A raw, compulsively-readable, and beautiful portrait of four teens wrestling with race and the influence of money on their small town while also learning what it means to be true to themselves.

Pink Mountain Pizza is a local landmark in Canmore, Alberta, a small ski town marked by low-grade tension between First Nations and white townspeople. Those Pink Mountain Nights is narrated by the store's teenage employees.

Berlin hears the universe sing to her. At least, she used to. Now, it is silent. She keeps going through the motions—scrupulous about responsibility, about keeping her grades up, and about serving the needs of her Indigenous community. But she's broken by the disappearance of Kiki, a friend and fellow Native teen. Cam is Kiki's cousin. His family began breaking when Kiki's mother vanished; his cousin's disappearance finished the job. His mother is trying to earn a college degree; his father drives a taxi. Cam dropped out of school to help provide and care for his younger sisters. Jessie, daughter of a rich, white developer, hates everything about her background and her family's expectations for her.
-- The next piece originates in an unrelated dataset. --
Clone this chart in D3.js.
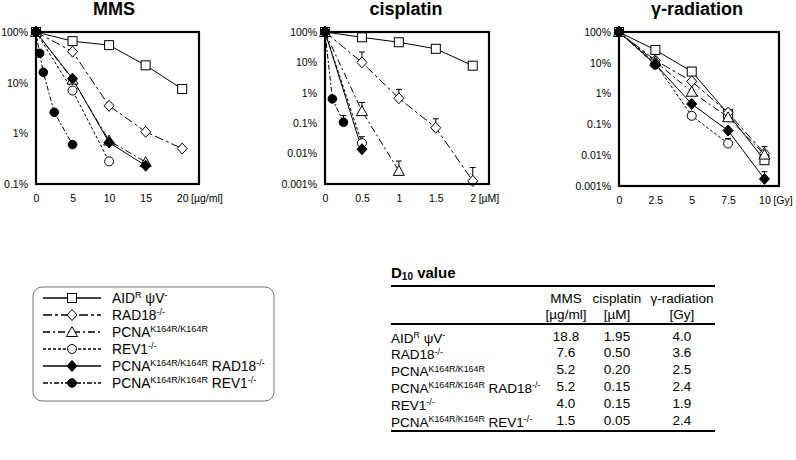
<!DOCTYPE html>
<html><head><meta charset="utf-8">
<script src="https://cdn.jsdelivr.net/npm/d3@7"></script>
<style>
body{margin:0;background:#fff}
text{font-family:"Liberation Sans",Arial,Helvetica,sans-serif;fill:#000}
</style>
</head><body>
<svg id="c" width="796" height="460"></svg>
<script>
// ---------------- DATA ----------------
// strain labels: [text, isSuperscript]
const strainLabels = [
  [["AID"],["R",1],[" ψV"],["-",1]],
  [["RAD18"],["-/-",1]],
  [["PCNA"],["K164R/K164R",1]],
  [["REV1"],["-/-",1]],
  [["PCNA"],["K164R/K164R",1],[" RAD18"],["-/-",1]],
  [["PCNA"],["K164R/K164R",1],[" REV1"],["-/-",1]]
];
// MMS (µg/ml) survival %
const mmsX_AID=[0,5,10,15,20],  mmsY_AID=[100,66,55,22,7.5];
const mmsX_RAD18=[0,5,10,15,20], mmsY_RAD18=[100,41,3.5,1.07,0.5];
const mmsX_PCNA=[0,5,10,15],    mmsY_PCNA=[100,11.5,0.72,0.27];
const mmsX_REV1=[0,5,10],       mmsY_REV1=[100,7,0.28];
const mmsX_PR=[0,5,10,15],      mmsY_PR=[100,12,0.66,0.23];
const mmsX_PV=[0,0.5,1,2.5,5],  mmsY_PV=[100,38,16,2.6,0.6];
// cisplatin (µM)
const cisX_AID=[0,0.5,1,1.5,2],  cisY_AID=[100,67,46,28,7.8];
const cisX_RAD18=[0,0.5,1,1.5,2], cisY_RAD18=[100,10,0.66,0.071,0.00126], cisE_RAD18=[null,22,1.3,0.14,0.0035];
const cisX_PCNA=[0,0.5,1],       cisY_PCNA=[100,0.25,0.0027], cisE_PCNA=[null,0.48,0.0057];
const cisX_REV1=[0,0.5],         cisY_REV1=[100,0.022], cisE_REV1=[null,0.036];
const cisX_PR=[0,0.5],           cisY_PR=[100,0.014];
const cisX_PV=[0,0.1,0.25],      cisY_PV=[100,0.63,0.107], cisE_PV=[null,null,0.18];
// gamma-radiation (Gy)
const gX_AID=[0,2.5,5,7.5,10],   gY_AID=[100,26,5.2,0.22,0.0069];
const gX_RAD18=[0,2.5,5,7.5,10], gY_RAD18=[100,12,2.5,0.24,0.0115], gE_RAD18=[null,null,null,null,0.019];
const gX_PCNA=[0,2.5,5,7.5,10],  gY_PCNA=[100,11,1.15,0.17,0.0105];
const gX_REV1=[0,2.5,5,7.5],     gY_REV1=[100,9.5,0.19,0.024], gE_REV1=[null,null,null,0.035];
const gX_PR=[0,2.5,5,7.5,10],    gY_PR=[100,9,0.46,0.063,0.0017], gE_PR=[null,null,null,null,0.0029];
const gX_PV=[0,2.5],             gY_PV=[100,8.5];
// axis ticks
const mmsXTicks=[0,5,10,15,20], cisXTicks=[0,0.5,1,1.5,2], gXTicks=[0,2.5,5,7.5,10];
const mmsYTicks=[100,10,1,0.1], cisYTicks=[100,10,1,0.1,0.01,0.001], gYTicks=[100,10,1,0.1,0.01,0.001];
const yTickLabels={100:"100%",10:"10%",1:"1%",0.1:"0.1%",0.01:"0.01%",0.001:"0.001%"};
// D10 table
const tableOrder=[0,1,2,4,3,5];
const d10MMS=["18.8","7.6","5.2","5.2","4.0","1.5"];
const d10Cis=["1.95","0.50","0.20","0.15","0.15","0.05"];
const d10Gy=["4.0","3.6","2.5","2.4","1.9","2.4"];

// ---------------- DRAW ----------------
const svg=d3.select("#c");
const styles=[
  {m:"square",dash:null},
  {m:"diamond",dash:"9,3,3,3"},
  {m:"triangle",dash:"7,3,2,3"},
  {m:"circle",dash:"3,2"},
  {m:"fdiamond",dash:null},
  {m:"fcircle",dash:"5,2,2,2"}
];
function marker(g,type,x,y){
  if(type==="square") g.append("rect").attr("x",x-4.5).attr("y",y-4.5).attr("width",9).attr("height",9).attr("fill","#fff").attr("stroke","#000");
  else if(type==="diamond") g.append("path").attr("d",`M${x},${y-5.5}L${x+5},${y}L${x},${y+5.5}L${x-5},${y}Z`).attr("fill","#fff").attr("stroke","#000");
  else if(type==="fdiamond") g.append("path").attr("d",`M${x},${y-5.5}L${x+5},${y}L${x},${y+5.5}L${x-5},${y}Z`).attr("fill","#000").attr("stroke","#000");
  else if(type==="triangle") g.append("path").attr("d",`M${x},${y-5.5}L${x+5.5},${y+4.5}L${x-5.5},${y+4.5}Z`).attr("fill","#fff").attr("stroke","#000");
  else if(type==="circle") g.append("circle").attr("cx",x).attr("cy",y).attr("r",4.5).attr("fill","#fff").attr("stroke","#000");
  else if(type==="fcircle") g.append("circle").attr("cx",x).attr("cy",y).attr("r",4.3).attr("fill","#000").attr("stroke","#000");
}
function richText(t,parts,size,supSize){
  let prevSup=false;
  parts.forEach(p=>{
    const ts=t.append("tspan").text(p[0]);
    if(p[1]){ts.attr("font-size",supSize).attr("dy",prevSup?0:-4.5);prevSup=true;}
    else{ts.attr("font-size",size); if(prevSup) ts.attr("dy",4.5); prevSup=false;}
  });
}
const panels=[
  {title:"MMS",unit:"[µg/ml]",x0:36,x1:199,y0:32,y1:184,xmax:22.3,ymin:0.1,xt:mmsXTicks,yt:mmsYTicks,tcx:114,
   s:[[mmsX_AID,mmsY_AID],[mmsX_RAD18,mmsY_RAD18],[mmsX_PCNA,mmsY_PCNA],[mmsX_REV1,mmsY_REV1],[mmsX_PR,mmsY_PR],[mmsX_PV,mmsY_PV]]},
  {title:"cisplatin",unit:"[µM]",x0:325,x1:489,y0:32,y1:184,xmax:2.22,ymin:0.001,xt:cisXTicks,yt:cisYTicks,tcx:406,
   s:[[cisX_AID,cisY_AID],[cisX_RAD18,cisY_RAD18,cisE_RAD18],[cisX_PCNA,cisY_PCNA,cisE_PCNA],[cisX_REV1,cisY_REV1,cisE_REV1],[cisX_PR,cisY_PR],[cisX_PV,cisY_PV,cisE_PV]]},
  {title:"γ-radiation",unit:"[Gy]",x0:619,x1:779,y0:32,y1:186,xmax:11,ymin:0.001,xt:gXTicks,yt:gYTicks,tcx:697,
   s:[[gX_AID,gY_AID],[gX_RAD18,gY_RAD18,gE_RAD18],[gX_PCNA,gY_PCNA],[gX_REV1,gY_REV1,gE_REV1],[gX_PR,gY_PR,gE_PR],[gX_PV,gY_PV]]}
];
panels.forEach(P=>{
  const x=d3.scaleLinear().domain([0,P.xmax]).range([P.x0,P.x1]);
  const y=d3.scaleLog().domain([P.ymin,100]).range([P.y1,P.y0]);
  const g=svg.append("g");
  g.append("text").attr("x",P.tcx).attr("y",15).attr("text-anchor","middle").attr("font-size",18).attr("font-weight","bold").text(P.title);
  const ya=g.append("g").attr("transform",`translate(${P.x0},0)`)
    .call(d3.axisLeft(y).tickValues(P.yt).tickFormat(v=>yTickLabels[v]).tickSize(0).tickPadding(8));
  ya.select(".domain").remove();
  ya.selectAll("text").attr("font-size",10.5).attr("font-family","Liberation Sans, Arial, sans-serif");
  const xa=g.append("g").attr("transform",`translate(0,${P.y1})`)
    .call(d3.axisBottom(x).tickValues(P.xt).tickFormat(d=>String(d)).tickSize(0).tickPadding(11));
  xa.select(".domain").remove();
  xa.selectAll("text").attr("font-size",10.5).attr("font-family","Liberation Sans, Arial, sans-serif");
  const last=xa.selectAll(".tick text").nodes().pop();
  const w=last.getComputedTextLength();
  const lx=x(P.xt[P.xt.length-1]);
  g.append("text").attr("x",lx+w/2+3).attr("y",P.y1+11).attr("dy","0.71em").attr("font-size",10.5).text(P.unit);
  const line=d3.line().x(d=>x(d[0])).y(d=>y(d[1]));
  P.s.forEach((s,i)=>{
    const pts=s[0].map((v,j)=>[v,s[1][j]]);
    g.append("path").attr("d",line(pts)).attr("fill","none").attr("stroke","#000").attr("stroke-width",1)
      .attr("stroke-dasharray",styles[i].dash);
  });
  P.s.forEach((s,i)=>{
    if(!s[2])return;
    s[2].forEach((e,j)=>{
      if(e==null)return;
      const xx=x(s[0][j]);
      g.append("line").attr("x1",xx).attr("x2",xx).attr("y1",y(s[1][j])).attr("y2",y(e)).attr("stroke","#000");
      g.append("line").attr("x1",xx-3).attr("x2",xx+3).attr("y1",y(e)).attr("y2",y(e)).attr("stroke","#000");
    });
  });
  P.s.forEach((s,i)=>{
    s[0].forEach((v,j)=>marker(g,styles[i].m,x(v),y(s[1][j])));
  });
  g.append("rect").attr("x",P.x0).attr("y",P.y0).attr("width",P.x1-P.x0).attr("height",P.y1-P.y0)
    .attr("fill","none").attr("stroke","#000").attr("stroke-width",2.2);
});

// ---------------- LEGEND ----------------
const lg=svg.append("g");
lg.append("rect").attr("x",33).attr("y",287).attr("width",241).attr("height",114).attr("rx",9)
  .attr("fill","#fff").attr("stroke","#777").attr("stroke-width",1);
strainLabels.forEach((lab,i)=>{
  const yy=298+i*17;
  lg.append("line").attr("x1",43).attr("x2",101).attr("y1",yy).attr("y2",yy).attr("stroke","#000").attr("stroke-width",1.4)
    .attr("stroke-dasharray",styles[i].dash);
  marker(lg,styles[i].m,72,yy);
  const t=lg.append("text").attr("x",112).attr("y",yy+4.5);
  richText(t,lab,13.8,9);
});

// ---------------- TABLE ----------------
const tg=svg.append("g");
const tt=tg.append("text").attr("x",391).attr("y",278).attr("font-weight","bold");
tt.append("tspan").attr("font-size",15).text("D");
tt.append("tspan").attr("font-size",10).attr("dy",2).text("10");
tt.append("tspan").attr("font-size",15).attr("dy",-2).text(" value");
[286,324,431].forEach(v=>tg.append("line").attr("x1",391).attr("x2",715).attr("y1",v).attr("y2",v).attr("stroke","#000").attr("stroke-width",2));
const colX=[566,617,682];
const head1=["MMS","cisplatin","γ-radiation"], head2=["[µg/ml]","[µM]","[Gy]"];
head1.forEach((h,k)=>{
  tg.append("text").attr("x",colX[k]).attr("y",303).attr("text-anchor","middle").attr("font-size",13.5).text(h);
  tg.append("text").attr("x",colX[k]).attr("y",319).attr("text-anchor","middle").attr("font-size",13.5).text(head2[k]);
});
tableOrder.forEach((si,r)=>{
  const yy=342.5+r*16.8;
  const t=tg.append("text").attr("x",391).attr("y",yy);
  richText(t,strainLabels[si],13.5,8.8);
  [d10MMS,d10Cis,d10Gy].forEach((col,k)=>{
    tg.append("text").attr("x",colX[k]).attr("y",yy-2).attr("text-anchor","middle").attr("font-size",13.5).text(col[r]);
  });
});
</script>
</body></html>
The novel unfolds over the span of a few nights, as these three discover that their beloved boss and owner of the pizza parlor is "selling out to the colonizers" and set out to do something about it. But the takeover of the restaurant is only the public conflict. One night, Berlin goes outside the pizzeria to take a break and thinks she sees Kiki across the street. The cascade of events set off by this sighting (was it her? or was it wishful thinking?) is the real heart of the story. Over the next few days, the characters confront their biases, their deep secrets, and their fears. They learn to see each other—and themselves—in new ways.

But there's a fourth teen in Those Pink Mountain Nights: Kiki, the missing girl whose gorgeous, poignant poetry is interjected at intervals through the book. As the other three grapple with unfolding romantic attractions, mobilizing the town to prevent the sale of the pizzeria, and their shared grief, Kiki slowly reveals her own story for readers. Ferguson crafts a story so tightly interwoven and intimate in focus that each character cannot help pushing their castmates' stories forward alongside their own.

The author knows exactly what point she wants to make, and is not afraid to paint with a broad brush to do so. Her villains are not subtle. We have a rich, controlling white dad who expects his daughter to toe the line and be a good little wifey. We have a sleazy white teacher who simultaneously grooms and belittles his female Native students.

Ferguson is also clearly committed to including as much representation in her book as possible, spanning race, gender, and disability, both in point-of-view characters and in peripheral ones. All these characters are presented sympathetically, while the white male "colonizers" have zero redeeming qualities. This gives the book a sort of "power to the people" vibe which YA readers will likely find very appealing.

On the other hand, the complexity of the four protagonists and their stories explains the choice to keep the villains and peripheral issues simple. These teens are grappling with questions many adults haven't even thoroughly recognized yet. Where is the line between rousing public support for a beloved Black business owner and treating him like a child? What do you do when the authorities who are supposed to protect you demonstrate that they don't care?

In the midst of all these hard, big-picture questions, they are also trying to figure out their relationships to each other. Berlin and Cam have a long, fractious history. Jessie has a reputation as a "tease." How to tell where friendship ends and attraction begins? What's real and what isn't? What if their beloved, supportive boss isn't who they thought he was?

From questions about sexual orientation to those about how characters relate to their parents, their teachers, and other authority figures, these complex threads are woven expertly by Jen Ferguson. The end result is an engrossing, thought-provoking, and ultimately beautiful book.